C’est attablés à la terrasse d’un grand troquet de Bordeaux qu’Édouard Philippe et François Bayrou ont commencé leur dimanche. Le premier, décontracté, de trois quarts, chemise ouverte sous sa veste bleue ; le second, la stature droite devant lui, parle longuement en gesticulant des mains. Qu’ils en ont des choses à se dire. À débattre. « Ils ont discuté de la situation à Bordeaux, évidemment, mais aussi des élections municipales en général. Vous savez très bien que Bayrou est un peu tendu par rapport à tout ça… » glisse un proche du Premier ministre dans les allées du parc des expositions de Bordeaux, où se tient le campus d’été de La République en marche.

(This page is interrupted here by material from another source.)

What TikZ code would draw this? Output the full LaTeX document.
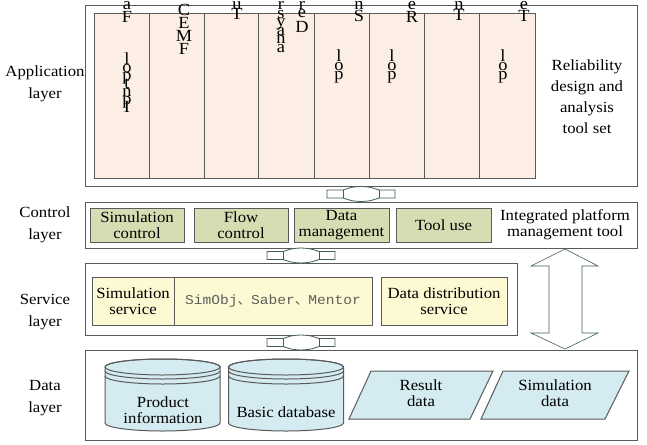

« Tendu », c’est le mot. Un euphémisme, même. L’allié historique d’Emmanuel Macron, qui l’a rejoint pendant la campagne présidentielle, est un habitué des bougonnements, des petits coups de sang, jouant à plein son rôle de leadeur du parti d’appoint sans qui LREM deviendrait brinquebalante. Mais rarement le patron du Mouvement démocrate a paru aussi peu en phase avec le chef de l’État et son mouvement.
Il y a de l’orage dans la majorité présidentielle, là où inimitiés personnelles et enjeux politiques se croisent. Bayrou, comme beaucoup dans sa formation, a très peu goûté la décision d’Emmanuel Macron de nommer au poste de commissaire européen Sylvie Goulard (ex-MoDem), avec laquelle il entretient un long passif. « La nomination de Goulard a produit chez François Bayrou une pointe d’agacement, oui », finit par lâcher Marc Fesneau, secrétaire d’État chargé des Relations avec le Parlement. Il en va de même pour l’ex-ministre et fidèle lieutenante bayrouiste Marielle de Sarnez : « Elle était hystérique, elle hurlait dans son bureau, je l’ai rarement vue comme ça », glisse l’un de ses amis…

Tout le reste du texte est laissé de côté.